En reprenant une partie de l’immeuble que la ville avait échangé à l’homme d’affaires, Paul Boivin, pour une bouchée de pain contre la promesse de transformer l’édifice en un hôtel de luxe et de remettre à jour le stationnement à étages, la ville de Saguenay met fin à une saga judiciaire dont on ne voyait plus la fin. Mais contrairement à ce qu’on laisse entendre dans un communiqué émis la semaine dernière, il est moins que certain que Saguenay en sorte gagnant.
Parce que cette transaction soulève encore beaucoup de questionnements dont les réponses ne se trouvent pas dans les communiqués. Et contrairement à ce que la mairesse Julie Dufour laisse entendre, si l’idée de mettre fin à cette saga est en soi une bonne nouvelle, rien n’est moins certain que la ville fasse une bonne affaire.
Un peu d’histoire
En 2013, peu après que des spécialistes aient convaincu la ville de Saguenay de fermer le stationnement à étages du Carrefour Racine, l’administration Jean Tremblay veut se départir de cet héritage contraignant acquis de l’administration précédente d’Ulric Blackburn.
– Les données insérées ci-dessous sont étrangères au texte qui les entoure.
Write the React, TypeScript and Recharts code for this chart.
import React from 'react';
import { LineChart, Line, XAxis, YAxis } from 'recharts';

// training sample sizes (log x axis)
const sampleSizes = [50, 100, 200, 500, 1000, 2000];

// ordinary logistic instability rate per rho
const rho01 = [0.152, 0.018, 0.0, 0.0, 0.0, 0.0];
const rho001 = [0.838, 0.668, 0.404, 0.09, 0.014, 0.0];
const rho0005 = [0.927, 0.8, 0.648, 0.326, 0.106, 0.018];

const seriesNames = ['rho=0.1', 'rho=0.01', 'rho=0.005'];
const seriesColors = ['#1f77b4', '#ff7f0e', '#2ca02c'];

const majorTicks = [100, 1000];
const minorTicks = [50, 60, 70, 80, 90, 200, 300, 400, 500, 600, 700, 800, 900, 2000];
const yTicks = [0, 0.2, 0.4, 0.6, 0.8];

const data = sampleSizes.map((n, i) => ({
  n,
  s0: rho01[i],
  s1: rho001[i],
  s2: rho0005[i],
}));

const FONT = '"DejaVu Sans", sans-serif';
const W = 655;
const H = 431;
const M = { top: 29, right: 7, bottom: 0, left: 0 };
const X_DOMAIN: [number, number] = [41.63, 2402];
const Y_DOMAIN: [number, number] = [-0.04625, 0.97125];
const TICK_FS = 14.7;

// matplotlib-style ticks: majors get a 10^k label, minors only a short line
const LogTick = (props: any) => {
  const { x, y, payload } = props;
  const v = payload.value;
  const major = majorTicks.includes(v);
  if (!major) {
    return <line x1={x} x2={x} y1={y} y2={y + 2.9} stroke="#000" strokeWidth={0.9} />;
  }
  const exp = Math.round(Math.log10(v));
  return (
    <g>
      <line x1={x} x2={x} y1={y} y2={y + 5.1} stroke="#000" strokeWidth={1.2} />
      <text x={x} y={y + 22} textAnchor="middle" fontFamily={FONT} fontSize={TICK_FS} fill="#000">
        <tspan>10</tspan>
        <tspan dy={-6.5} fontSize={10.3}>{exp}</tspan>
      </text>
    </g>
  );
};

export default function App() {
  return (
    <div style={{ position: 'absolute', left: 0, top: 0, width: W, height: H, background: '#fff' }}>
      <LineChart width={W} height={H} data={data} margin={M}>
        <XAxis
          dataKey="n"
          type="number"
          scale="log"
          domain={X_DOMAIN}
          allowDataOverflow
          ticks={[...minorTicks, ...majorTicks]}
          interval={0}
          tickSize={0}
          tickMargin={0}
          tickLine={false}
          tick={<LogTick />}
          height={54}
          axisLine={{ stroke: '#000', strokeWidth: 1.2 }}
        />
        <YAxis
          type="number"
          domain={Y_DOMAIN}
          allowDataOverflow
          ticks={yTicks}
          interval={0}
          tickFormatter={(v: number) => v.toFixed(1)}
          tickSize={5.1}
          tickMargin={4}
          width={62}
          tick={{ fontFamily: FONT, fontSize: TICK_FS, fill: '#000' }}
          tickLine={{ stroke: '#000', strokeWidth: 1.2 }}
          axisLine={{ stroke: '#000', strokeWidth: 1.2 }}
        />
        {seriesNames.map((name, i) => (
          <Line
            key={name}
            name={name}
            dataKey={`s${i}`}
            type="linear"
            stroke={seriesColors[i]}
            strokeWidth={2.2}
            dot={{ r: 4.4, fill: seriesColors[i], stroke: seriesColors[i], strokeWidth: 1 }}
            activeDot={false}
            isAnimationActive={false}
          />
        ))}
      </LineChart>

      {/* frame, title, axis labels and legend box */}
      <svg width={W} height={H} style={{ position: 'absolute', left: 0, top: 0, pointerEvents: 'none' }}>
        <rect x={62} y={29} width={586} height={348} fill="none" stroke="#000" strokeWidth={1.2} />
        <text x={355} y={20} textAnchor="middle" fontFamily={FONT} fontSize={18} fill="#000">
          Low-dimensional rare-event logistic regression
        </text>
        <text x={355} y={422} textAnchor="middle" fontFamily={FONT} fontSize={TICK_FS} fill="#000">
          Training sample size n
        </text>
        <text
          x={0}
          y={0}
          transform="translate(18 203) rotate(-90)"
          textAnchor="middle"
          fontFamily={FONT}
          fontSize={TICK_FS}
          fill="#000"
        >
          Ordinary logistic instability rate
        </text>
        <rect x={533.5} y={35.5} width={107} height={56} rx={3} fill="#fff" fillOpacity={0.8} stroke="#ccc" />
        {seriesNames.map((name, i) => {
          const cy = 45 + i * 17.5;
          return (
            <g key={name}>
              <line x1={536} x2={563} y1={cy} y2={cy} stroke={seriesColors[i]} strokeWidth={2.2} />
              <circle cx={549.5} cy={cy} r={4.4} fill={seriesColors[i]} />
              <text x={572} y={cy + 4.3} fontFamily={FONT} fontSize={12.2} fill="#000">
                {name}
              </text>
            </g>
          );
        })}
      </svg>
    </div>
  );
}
On cherche un acquéreur pour cette partie de l’immeuble en copropriété avec une compagnie propriété de Paul Boivin. Avec l’évolution des lois dans le domaine municipal, l’administration de l’époque considère qu’on ne peut partager une propriété avec le privé sans contrevenir éventuellement à certaines normes, voire aux nouvelles lois.
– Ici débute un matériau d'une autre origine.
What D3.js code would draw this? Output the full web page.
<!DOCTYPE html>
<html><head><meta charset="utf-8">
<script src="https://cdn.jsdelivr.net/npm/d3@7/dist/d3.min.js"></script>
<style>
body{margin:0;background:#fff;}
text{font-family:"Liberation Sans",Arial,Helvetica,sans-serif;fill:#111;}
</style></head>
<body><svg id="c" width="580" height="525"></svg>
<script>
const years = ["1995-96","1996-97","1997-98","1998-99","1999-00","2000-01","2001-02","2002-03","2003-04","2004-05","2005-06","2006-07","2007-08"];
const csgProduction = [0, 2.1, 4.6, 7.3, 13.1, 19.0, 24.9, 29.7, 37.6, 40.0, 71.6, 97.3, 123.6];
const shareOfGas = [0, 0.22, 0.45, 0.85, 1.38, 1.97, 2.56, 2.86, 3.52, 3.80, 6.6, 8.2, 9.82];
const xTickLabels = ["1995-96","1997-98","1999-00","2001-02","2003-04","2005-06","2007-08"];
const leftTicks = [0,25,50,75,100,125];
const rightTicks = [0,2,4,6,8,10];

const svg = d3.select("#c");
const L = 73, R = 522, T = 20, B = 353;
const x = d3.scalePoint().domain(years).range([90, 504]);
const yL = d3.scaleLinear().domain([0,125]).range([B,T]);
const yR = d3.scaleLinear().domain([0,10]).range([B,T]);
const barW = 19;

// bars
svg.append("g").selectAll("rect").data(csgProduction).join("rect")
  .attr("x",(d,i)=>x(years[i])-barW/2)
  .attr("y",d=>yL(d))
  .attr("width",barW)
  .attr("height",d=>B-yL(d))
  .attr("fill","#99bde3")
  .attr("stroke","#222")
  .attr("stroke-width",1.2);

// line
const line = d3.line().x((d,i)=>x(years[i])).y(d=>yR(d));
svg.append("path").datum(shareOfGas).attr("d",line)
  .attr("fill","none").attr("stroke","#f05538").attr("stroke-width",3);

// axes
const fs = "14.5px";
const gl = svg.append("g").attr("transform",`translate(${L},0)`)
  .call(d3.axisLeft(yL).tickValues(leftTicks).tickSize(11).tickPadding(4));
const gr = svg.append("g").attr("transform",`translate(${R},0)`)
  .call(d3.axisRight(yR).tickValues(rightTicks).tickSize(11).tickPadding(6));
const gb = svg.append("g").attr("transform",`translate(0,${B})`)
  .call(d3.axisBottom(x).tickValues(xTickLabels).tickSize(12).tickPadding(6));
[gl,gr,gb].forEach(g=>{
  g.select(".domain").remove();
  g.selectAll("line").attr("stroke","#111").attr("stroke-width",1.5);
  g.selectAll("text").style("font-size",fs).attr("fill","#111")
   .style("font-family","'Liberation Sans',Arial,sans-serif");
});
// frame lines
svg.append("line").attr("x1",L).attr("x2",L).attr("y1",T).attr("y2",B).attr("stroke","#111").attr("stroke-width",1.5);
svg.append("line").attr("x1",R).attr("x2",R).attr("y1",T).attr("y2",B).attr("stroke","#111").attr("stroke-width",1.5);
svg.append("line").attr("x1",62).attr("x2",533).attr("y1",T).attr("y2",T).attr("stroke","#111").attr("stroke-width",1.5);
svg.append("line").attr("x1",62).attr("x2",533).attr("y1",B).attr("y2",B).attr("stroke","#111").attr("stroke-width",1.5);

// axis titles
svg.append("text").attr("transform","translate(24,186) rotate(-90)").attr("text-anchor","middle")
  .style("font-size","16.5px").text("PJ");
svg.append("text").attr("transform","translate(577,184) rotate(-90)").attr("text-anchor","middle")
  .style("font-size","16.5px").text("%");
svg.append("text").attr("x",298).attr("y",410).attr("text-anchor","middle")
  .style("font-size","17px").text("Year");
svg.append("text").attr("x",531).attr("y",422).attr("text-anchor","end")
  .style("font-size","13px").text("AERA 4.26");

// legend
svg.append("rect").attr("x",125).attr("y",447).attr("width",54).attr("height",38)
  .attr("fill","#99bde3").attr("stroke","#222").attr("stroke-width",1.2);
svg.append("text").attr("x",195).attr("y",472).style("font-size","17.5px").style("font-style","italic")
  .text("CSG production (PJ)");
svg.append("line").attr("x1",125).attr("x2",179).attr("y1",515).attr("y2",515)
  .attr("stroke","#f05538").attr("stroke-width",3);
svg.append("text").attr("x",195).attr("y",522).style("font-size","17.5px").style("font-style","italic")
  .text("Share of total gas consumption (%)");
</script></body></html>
Un acheteur étranger se présente, un Indien du nom de Sami Achad. Il envisage d’acquérir tout l’immeuble et d’y construire un complexe de 20M $. La ville voit là une occasion inespérée de solutionner son problème. Même son copropriétaire, Paul Boivin, qui jouit d’un droit de premier refus sur cette transaction, se montre intéressé. Mais voici que l’éventuel acquéreur revient sur sa proposition d’origine. De vingt millions, le projet passe à dix millions. À ce compte-là, Paul Boivin revient sur sa décision et décide de réaliser lui-même le projet, nonobstant les obligations de réfection et d’amélioration imposées par la ville.
Projet reporté
On connaît la suite, la ville accorde d’abord deux ans, puis trois ans au promoteur pour qu’il puisse remplir ses obligations. En mai 2017, la Ville entame des procédures judiciaires contre Paul Boivin qui réplique par une mise en demeure. Arrivent les élections de 2017 et la nouvelle mairesse Josée Néron, sans aboutissement. L’entente hors cours ne survient que cinq ans plus tard, en février dernier, sous une autre nouvelle administration municipale, celle de Julie Dufour.
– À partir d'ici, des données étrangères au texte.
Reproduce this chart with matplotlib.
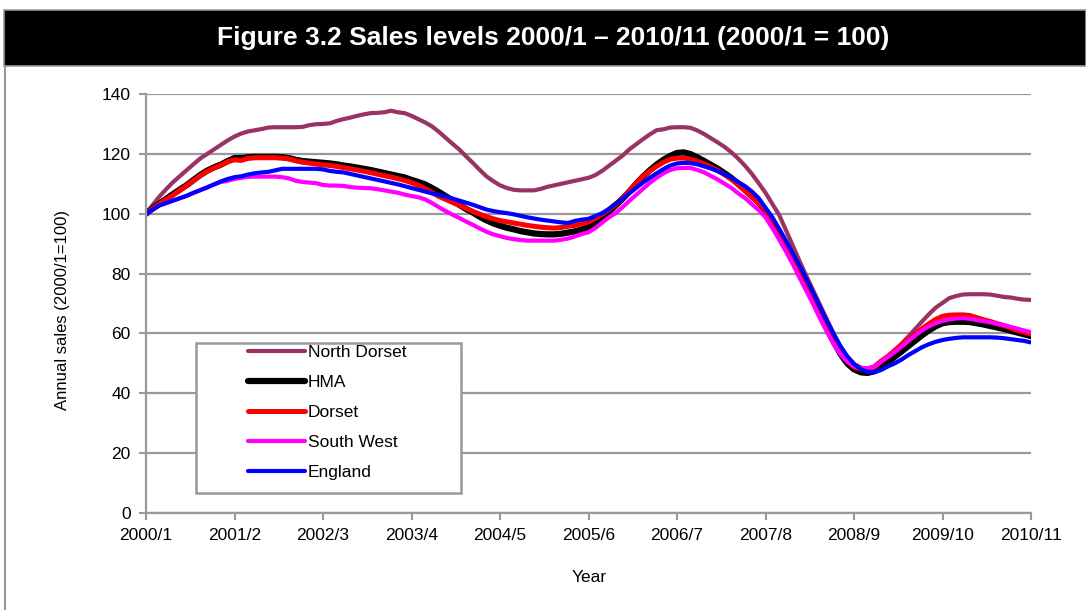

Saguenay obtient donc la rétrocession de tout l’immeuble et une somme de 450 000$ de la part de l’ex-copropriétaire, Paul Boivin.
Et aujourd’hui, la ville redevient propriétaire à part entière d’un immeuble que le principal locataire, le CLSC, se prépare à quitter. Un locataire dont les activités médico-sociales assuraient le dynamisme du centre-ville autant par ses employés que par une fréquentation constante de sa vaste clientèle. Un immeuble dont le propriétaire payait des taxes municipales qui ne rentreront plus dans les coffres de la ville.
Investissements nécessaires
Un immeuble avec un stationnement à étages inutilisable et qui nécessite des millions de dollars en rénovations pour le rendre attrayant pour d’éventuels locataires. Une saga qui aura coûté, outre les frais juridiques (on a accordé le mandat à une firme d’avocats privée), du temps de fonctionnaire et suscité beaucoup d’inquiétudes chez les autres locataires et commerces environnants.
Alors si on veut le reprendre en mains et revitaliser le centre-ville comme l’espère la mairesse, on devra trouver de nouveaux moyens de financement. Sinon, le contribuable doit s’attendre à d’autres augmentations du compte de taxes dans le prochain budget. Malheureusement, dans le contexte actuel, il faut craindre que ce soit encore du côté du payeur de taxes que se trouve la solution. Somme toute, la véritable nouvelle, c'est que la ville vient d’acquérir un éléphant blanc.